▶ _DATASET CONTENT_
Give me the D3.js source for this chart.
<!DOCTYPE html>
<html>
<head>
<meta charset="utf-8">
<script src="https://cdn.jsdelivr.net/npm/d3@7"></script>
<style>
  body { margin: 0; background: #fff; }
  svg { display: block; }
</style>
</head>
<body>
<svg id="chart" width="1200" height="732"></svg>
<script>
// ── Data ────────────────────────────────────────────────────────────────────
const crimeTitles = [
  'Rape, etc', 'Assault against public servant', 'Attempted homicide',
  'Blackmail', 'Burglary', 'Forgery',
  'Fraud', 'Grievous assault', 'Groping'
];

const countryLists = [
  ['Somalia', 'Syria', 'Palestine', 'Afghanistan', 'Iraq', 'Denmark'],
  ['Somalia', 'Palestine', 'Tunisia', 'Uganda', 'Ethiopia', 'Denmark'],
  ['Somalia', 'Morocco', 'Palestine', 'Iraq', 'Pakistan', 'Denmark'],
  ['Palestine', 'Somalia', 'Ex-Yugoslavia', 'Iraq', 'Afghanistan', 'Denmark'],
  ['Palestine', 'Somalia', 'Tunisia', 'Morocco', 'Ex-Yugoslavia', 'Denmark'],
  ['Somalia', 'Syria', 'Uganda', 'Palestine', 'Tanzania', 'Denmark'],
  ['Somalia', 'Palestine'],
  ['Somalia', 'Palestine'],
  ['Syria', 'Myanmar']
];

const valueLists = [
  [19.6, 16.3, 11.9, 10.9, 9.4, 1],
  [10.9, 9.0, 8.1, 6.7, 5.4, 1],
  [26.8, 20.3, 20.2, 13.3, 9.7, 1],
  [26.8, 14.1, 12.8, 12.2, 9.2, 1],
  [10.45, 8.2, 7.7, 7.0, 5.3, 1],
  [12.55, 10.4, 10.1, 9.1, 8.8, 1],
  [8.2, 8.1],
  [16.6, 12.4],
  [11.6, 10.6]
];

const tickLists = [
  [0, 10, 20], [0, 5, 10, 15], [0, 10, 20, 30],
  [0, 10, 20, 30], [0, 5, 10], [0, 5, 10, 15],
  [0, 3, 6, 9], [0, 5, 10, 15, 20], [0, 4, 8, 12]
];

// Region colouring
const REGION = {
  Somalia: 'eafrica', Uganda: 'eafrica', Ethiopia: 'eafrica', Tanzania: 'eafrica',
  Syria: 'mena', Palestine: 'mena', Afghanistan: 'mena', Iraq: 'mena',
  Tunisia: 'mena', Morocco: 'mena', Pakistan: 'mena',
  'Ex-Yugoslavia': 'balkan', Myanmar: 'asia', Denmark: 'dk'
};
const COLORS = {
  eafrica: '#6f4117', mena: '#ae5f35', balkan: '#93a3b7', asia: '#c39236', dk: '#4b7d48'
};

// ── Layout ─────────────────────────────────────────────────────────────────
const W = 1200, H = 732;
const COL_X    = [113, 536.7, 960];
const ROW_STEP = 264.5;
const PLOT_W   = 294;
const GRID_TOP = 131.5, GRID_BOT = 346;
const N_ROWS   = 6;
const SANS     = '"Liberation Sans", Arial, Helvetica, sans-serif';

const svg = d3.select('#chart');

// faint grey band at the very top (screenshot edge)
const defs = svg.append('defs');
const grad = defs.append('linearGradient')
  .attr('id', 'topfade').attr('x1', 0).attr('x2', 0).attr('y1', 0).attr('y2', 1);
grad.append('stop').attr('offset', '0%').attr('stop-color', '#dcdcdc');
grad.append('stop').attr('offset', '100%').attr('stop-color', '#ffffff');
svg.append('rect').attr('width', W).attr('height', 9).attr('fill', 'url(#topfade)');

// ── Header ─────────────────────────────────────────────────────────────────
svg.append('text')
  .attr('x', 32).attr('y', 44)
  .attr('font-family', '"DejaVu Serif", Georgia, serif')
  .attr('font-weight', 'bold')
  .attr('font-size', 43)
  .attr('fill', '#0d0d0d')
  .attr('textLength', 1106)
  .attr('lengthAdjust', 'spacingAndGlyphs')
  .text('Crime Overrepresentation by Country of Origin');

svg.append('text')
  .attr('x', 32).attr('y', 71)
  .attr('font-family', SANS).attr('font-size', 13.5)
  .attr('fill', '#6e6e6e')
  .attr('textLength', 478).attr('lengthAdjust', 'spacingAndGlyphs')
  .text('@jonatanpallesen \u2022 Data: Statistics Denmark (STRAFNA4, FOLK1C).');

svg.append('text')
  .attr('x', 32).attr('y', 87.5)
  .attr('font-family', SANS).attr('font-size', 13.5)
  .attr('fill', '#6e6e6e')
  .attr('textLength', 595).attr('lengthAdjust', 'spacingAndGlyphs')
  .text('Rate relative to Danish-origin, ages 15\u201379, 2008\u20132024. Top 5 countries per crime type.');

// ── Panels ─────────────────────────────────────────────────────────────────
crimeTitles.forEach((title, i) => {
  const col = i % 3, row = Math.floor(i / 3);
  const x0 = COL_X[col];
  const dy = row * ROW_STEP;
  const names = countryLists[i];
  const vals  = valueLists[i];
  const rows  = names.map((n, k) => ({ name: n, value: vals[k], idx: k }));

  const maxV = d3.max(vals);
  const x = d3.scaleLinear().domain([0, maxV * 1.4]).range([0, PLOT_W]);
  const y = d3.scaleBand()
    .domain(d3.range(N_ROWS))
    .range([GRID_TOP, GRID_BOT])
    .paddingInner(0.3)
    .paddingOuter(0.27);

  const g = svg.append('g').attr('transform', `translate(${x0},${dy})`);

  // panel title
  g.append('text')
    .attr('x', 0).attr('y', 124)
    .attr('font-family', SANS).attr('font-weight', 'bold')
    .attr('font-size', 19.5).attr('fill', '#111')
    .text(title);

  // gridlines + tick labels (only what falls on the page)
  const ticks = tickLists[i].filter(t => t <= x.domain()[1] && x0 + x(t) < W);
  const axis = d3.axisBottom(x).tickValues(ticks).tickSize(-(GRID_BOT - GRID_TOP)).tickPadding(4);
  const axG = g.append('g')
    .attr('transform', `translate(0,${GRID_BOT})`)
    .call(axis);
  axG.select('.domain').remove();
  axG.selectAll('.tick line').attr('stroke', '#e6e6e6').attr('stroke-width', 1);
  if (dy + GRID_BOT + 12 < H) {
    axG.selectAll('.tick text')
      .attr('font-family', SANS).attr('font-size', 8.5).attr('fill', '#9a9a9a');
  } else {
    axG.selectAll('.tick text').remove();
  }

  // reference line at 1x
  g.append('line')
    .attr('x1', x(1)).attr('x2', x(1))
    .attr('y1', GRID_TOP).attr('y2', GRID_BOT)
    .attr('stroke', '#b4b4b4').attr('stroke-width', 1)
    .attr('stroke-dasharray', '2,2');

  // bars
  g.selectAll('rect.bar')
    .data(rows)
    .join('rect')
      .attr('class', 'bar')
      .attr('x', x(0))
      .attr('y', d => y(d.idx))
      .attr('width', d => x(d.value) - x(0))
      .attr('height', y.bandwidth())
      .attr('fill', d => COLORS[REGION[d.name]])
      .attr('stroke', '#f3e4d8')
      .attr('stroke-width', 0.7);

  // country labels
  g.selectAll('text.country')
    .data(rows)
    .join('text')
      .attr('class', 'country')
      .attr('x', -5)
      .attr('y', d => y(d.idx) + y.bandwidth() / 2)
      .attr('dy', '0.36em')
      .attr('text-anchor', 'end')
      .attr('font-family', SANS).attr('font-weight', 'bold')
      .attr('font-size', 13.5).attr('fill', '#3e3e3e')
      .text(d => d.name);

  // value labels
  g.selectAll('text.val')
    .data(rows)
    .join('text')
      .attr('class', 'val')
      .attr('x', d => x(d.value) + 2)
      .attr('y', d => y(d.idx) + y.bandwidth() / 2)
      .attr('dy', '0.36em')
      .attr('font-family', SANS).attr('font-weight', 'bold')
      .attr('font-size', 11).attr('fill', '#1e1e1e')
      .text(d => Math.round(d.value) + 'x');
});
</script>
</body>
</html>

▶ _WORK TO COMPLETE_
Print, please, the lines above from the very first through the one that holds "const svg = d3.select('#chart');", both included, word for word and with nothing else.

▶ _ANSWER TO THIS PROBLEM_
Give me the D3.js source for this chart.
<!DOCTYPE html>
<html>
<head>
<meta charset="utf-8">
<script src="https://cdn.jsdelivr.net/npm/d3@7"></script>
<style>
  body { margin: 0; background: #fff; }
  svg { display: block; }
</style>
</head>
<body>
<svg id="chart" width="1200" height="732"></svg>
<script>
// ── Data ────────────────────────────────────────────────────────────────────
const crimeTitles = [
  'Rape, etc', 'Assault against public servant', 'Attempted homicide',
  'Blackmail', 'Burglary', 'Forgery',
  'Fraud', 'Grievous assault', 'Groping'
];

const countryLists = [
  ['Somalia', 'Syria', 'Palestine', 'Afghanistan', 'Iraq', 'Denmark'],
  ['Somalia', 'Palestine', 'Tunisia', 'Uganda', 'Ethiopia', 'Denmark'],
  ['Somalia', 'Morocco', 'Palestine', 'Iraq', 'Pakistan', 'Denmark'],
  ['Palestine', 'Somalia', 'Ex-Yugoslavia', 'Iraq', 'Afghanistan', 'Denmark'],
  ['Palestine', 'Somalia', 'Tunisia', 'Morocco', 'Ex-Yugoslavia', 'Denmark'],
  ['Somalia', 'Syria', 'Uganda', 'Palestine', 'Tanzania', 'Denmark'],
  ['Somalia', 'Palestine'],
  ['Somalia', 'Palestine'],
  ['Syria', 'Myanmar']
];

const valueLists = [
  [19.6, 16.3, 11.9, 10.9, 9.4, 1],
  [10.9, 9.0, 8.1, 6.7, 5.4, 1],
  [26.8, 20.3, 20.2, 13.3, 9.7, 1],
  [26.8, 14.1, 12.8, 12.2, 9.2, 1],
  [10.45, 8.2, 7.7, 7.0, 5.3, 1],
  [12.55, 10.4, 10.1, 9.1, 8.8, 1],
  [8.2, 8.1],
  [16.6, 12.4],
  [11.6, 10.6]
];

const tickLists = [
  [0, 10, 20], [0, 5, 10, 15], [0, 10, 20, 30],
  [0, 10, 20, 30], [0, 5, 10], [0, 5, 10, 15],
  [0, 3, 6, 9], [0, 5, 10, 15, 20], [0, 4, 8, 12]
];

// Region colouring
const REGION = {
  Somalia: 'eafrica', Uganda: 'eafrica', Ethiopia: 'eafrica', Tanzania: 'eafrica',
  Syria: 'mena', Palestine: 'mena', Afghanistan: 'mena', Iraq: 'mena',
  Tunisia: 'mena', Morocco: 'mena', Pakistan: 'mena',
  'Ex-Yugoslavia': 'balkan', Myanmar: 'asia', Denmark: 'dk'
};
const COLORS = {
  eafrica: '#6f4117', mena: '#ae5f35', balkan: '#93a3b7', asia: '#c39236', dk: '#4b7d48'
};

// ── Layout ─────────────────────────────────────────────────────────────────
const W = 1200, H = 732;
const COL_X    = [113, 536.7, 960];
const ROW_STEP = 264.5;
const PLOT_W   = 294;
const GRID_TOP = 131.5, GRID_BOT = 346;
const N_ROWS   = 6;
const SANS     = '"Liberation Sans", Arial, Helvetica, sans-serif';

const svg = d3.select('#chart');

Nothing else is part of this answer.